L’invention du couple franco-allemand est l’histoire avec laquelle la France, ses manuels scolaires et ses médias tout particulièrement, se raconte ce choix. Le mythe du couple a en effet pour fonction d’habiller la mutualisation des souverainetés nationales dans l’Europe, et donc l’abandon par la France de sa centralité dans l’histoire et dans l’espace mondial. De la déclaration Schuman à sa bénédiction donnée par Mitterrand à une réunification allemande enchâssée dans l’Union européenne, la France ne témoigne-t-elle pas de magnanimité et de générosité avec l’envahisseur d’hier ? N’est-ce pas l’apanage d’un pays sûr de sa force et de son aura, d’un pays souverain ? Emmanuel Macron a lui aussi sacrifié au mythique rituel en proposant il y a peu d’étendre à la protection du territoire allemand la dissuasion nucléaire française.
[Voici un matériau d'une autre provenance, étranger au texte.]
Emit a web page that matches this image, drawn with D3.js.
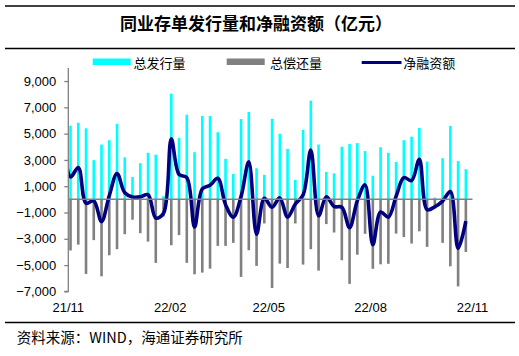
<!DOCTYPE html>
<html>
<head>
<meta charset="utf-8">
<script src="https://cdn.jsdelivr.net/npm/d3@7"></script>
<style>
html,body{margin:0;padding:0;background:#fff;}
svg{display:block;}
</style>
</head>
<body>
<svg id="chart" width="519" height="356"></svg>
<script>
// ---- data (亿元), weekly ----
const leadWeek = { date: "2021-10-27", net: 5800 }; // week before axis start (clipped)
const firstWeek = "2021-11-03";
const issuance = [5600,5830,5400,2980,4170,4500,5750,3200,1700,2750,3540,3400,250,8040,4680,6440,3590,6340,6340,5110,3080,1930,6110,6650,2370,1860,6130,4990,3840,1480,5290,7510,4170,2090,1980,4000,4220,4280,3670,1800,3970,3540,2840,4500,4770,5430,2870,140,3130,5590,2910,2290];
const repayment = [-3890,-3440,-5670,-3100,-5850,-4250,-3790,-2650,-1550,-2570,-3210,-4830,-1300,-3490,-2720,-4830,-5700,-5570,-5270,-3540,-3540,-3310,-5900,-3870,-5060,-1830,-6740,-4890,-5220,-1830,-4960,-3790,-5420,-1880,-2520,-4630,-6430,-4210,-2620,-5280,-4940,-4900,-2600,-2870,-3360,-2430,-3610,-700,-3310,-5090,-6620,-4000];
const netFinancing = [1710,2420,-290,-110,-1690,280,1970,500,180,190,360,-1420,-1060,4600,1900,1650,-2100,800,1080,1600,-400,-1350,210,2850,-2650,80,-590,110,-1350,-350,330,3750,-1250,200,-540,-600,-2150,-100,1100,-3450,-960,-1350,230,1650,1430,3050,-780,-560,-130,600,-3720,-1650];
const xTickDates = ["2021-11-01","2022-02-01","2022-05-01","2022-08-01","2022-11-01"];
const xTickLabels = ["21/11","22/02","22/05","22/08","22/11"];
const yTicks = [9000,7000,5000,3000,1000,-1000,-3000,-5000,-7000];
const seriesNames = ["总发行量","总偿还量","净融资额"];
const titleText = "同业存单发行量和净融资额（亿元）";
const sourceText = "资料来源：WIND，海通证券研究所";

(function () {
const svg = d3.select("#chart");
const parse = d3.utcParse("%Y-%m-%d");
const start = parse(firstWeek);
const dates = issuance.map((_, i) => d3.utcDay.offset(start, 7 * i));

const pL = 68.3, pR = 472.5, pT = 67.9, pB = 291.4;
const x = d3.scaleUtc().domain([parse(xTickDates[0]), parse(xTickDates[xTickDates.length - 1])]).range([pL, pR]);
const y = d3.scaleLinear().domain([-7000, 10000]).range([pB, pT]);

const CYAN = "#00FFFF", GRAY = "#808080", NAVY = "#000080";
const cjk = "'Noto Sans CJK SC', 'Noto Sans', sans-serif";
const latin = "'Liberation Sans', Arial, sans-serif";

// rules
[6, 48.5, 322.5].forEach(yy => {
  svg.append("line").attr("x1", 5).attr("x2", 515).attr("y1", yy).attr("y2", yy)
    .attr("stroke", "#000").attr("stroke-width", 1.3);
});

// title
svg.append("text").attr("x", 256).attr("y", 22).attr("text-anchor", "middle")
  .attr("dominant-baseline", "central")
  .style("font-family", cjk).style("font-weight", "bold").style("font-size", "17px")
  .attr("fill", "#000").text(titleText);

// legend
const lg = svg.append("g");
lg.append("rect").attr("x", 92.7).attr("y", 58.5).attr("width", 38).attr("height", 6.5).attr("fill", CYAN);
lg.append("text").attr("x", 133.5).attr("y", 62).attr("dominant-baseline", "central")
  .style("font-family", cjk).style("font-size", "13px").text(seriesNames[0]);
lg.append("rect").attr("x", 226.7).attr("y", 58.5).attr("width", 38).attr("height", 6.5).attr("fill", GRAY);
lg.append("text").attr("x", 270).attr("y", 62).attr("dominant-baseline", "central")
  .style("font-family", cjk).style("font-size", "13px").text(seriesNames[1]);
lg.append("line").attr("x1", 361.7).attr("x2", 401.5).attr("y1", 62.5).attr("y2", 62.5)
  .attr("stroke", NAVY).attr("stroke-width", 3);
lg.append("text").attr("x", 403.3).attr("y", 62).attr("dominant-baseline", "central")
  .style("font-family", cjk).style("font-size", "13px").text(seriesNames[2]);

// clip
svg.append("defs").append("clipPath").attr("id", "plotclip")
  .append("rect").attr("x", pL).attr("y", pT - 5).attr("width", pR - pL).attr("height", pB - pT + 10);

const plot = svg.append("g").attr("clip-path", "url(#plotclip)");
const bw = 2.6;

plot.selectAll("rect.iss").data(issuance).join("rect").attr("class", "iss")
  .attr("x", (d, i) => x(dates[i]) - bw / 2).attr("width", bw)
  .attr("y", d => y(Math.max(0, d))).attr("height", d => Math.abs(y(d) - y(0)))
  .attr("fill", CYAN);
plot.selectAll("rect.rep").data(repayment).join("rect").attr("class", "rep")
  .attr("x", (d, i) => x(dates[i]) - bw / 2).attr("width", bw)
  .attr("y", d => y(Math.max(0, d))).attr("height", d => Math.abs(y(d) - y(0)))
  .attr("fill", GRAY);

// zero line
svg.append("line").attr("x1", pL).attr("x2", pR).attr("y1", y(0)).attr("y2", y(0))
  .attr("stroke", GRAY).attr("stroke-width", 1.5);

// net line
const linePts = [{ date: parse(leadWeek.date), v: leadWeek.net }]
  .concat(netFinancing.map((v, i) => ({ date: dates[i], v })));
const lineGen = d3.line().x(d => x(d.date)).y(d => y(d.v)).curve(d3.curveCatmullRom.alpha(0.5));
plot.append("path").datum(linePts).attr("d", lineGen)
  .attr("fill", "none").attr("stroke", NAVY).attr("stroke-width", 3.6)
  .attr("stroke-linejoin", "round").attr("stroke-linecap", "butt");

// y axis
const yAxis = d3.axisLeft(y).tickValues(yTicks).tickSize(4).tickPadding(8)
  .tickFormat(d3.format(","));
const ga = svg.append("g").attr("transform", `translate(${pL},0)`).call(yAxis);
ga.select(".domain").attr("stroke", GRAY).attr("stroke-width", 1.3)
  .attr("d", `M-4,${y(-7000)}H0V${pT}`);
ga.selectAll(".tick line").attr("stroke", GRAY).attr("stroke-width", 1.3);
ga.selectAll(".tick text").style("font-family", latin).style("font-size", "13px").attr("fill", "#000");

// x labels
svg.selectAll("text.xl").data(xTickDates).join("text").attr("class", "xl")
  .attr("x", d => x(parse(d))).attr("y", 311.5).attr("text-anchor", "middle")
  .style("font-family", latin).style("font-size", "13px").attr("fill", "#000")
  .text((d, i) => xTickLabels[i]);

// source
svg.append("text").attr("x", 16.7).attr("y", 336.5).attr("dominant-baseline", "central")
  .style("font-family", cjk).style("font-size", "14.5px").attr("fill", "#000").text(sourceText);
})();
</script>
</body>
</html>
Il y a donc de nombreuses raisons au rituel régulièrement rejoué du couple franco-allemand. À la façon des deux corps du roi que raconte Kantorowicz, le couple franco-allemand survit toujours à la mort politique ou physique des dirigeants qui l’incarnent à un moment donné : de Gaulle-Adenauer ; Giscard-Schmidt ; Mitterrand-Kohl. Il est exigé des dirigeants qu’ils l’incarnent, quand bien même, tels Chirac-Schröder, Sarkozy-Merkel ou Merkel-Hollande, ils n’y inclinent pas. Avec leur plan de relance par une dette publique européenne, Angela Merkel et Emmanuel Macron, tandem jusque-là poussif, viennent d’endosser la tunique immortelle du couple franco-allemand avec laquelle les Français se racontent chaque renforcement de leur nouveau pays qu’est l’Europe.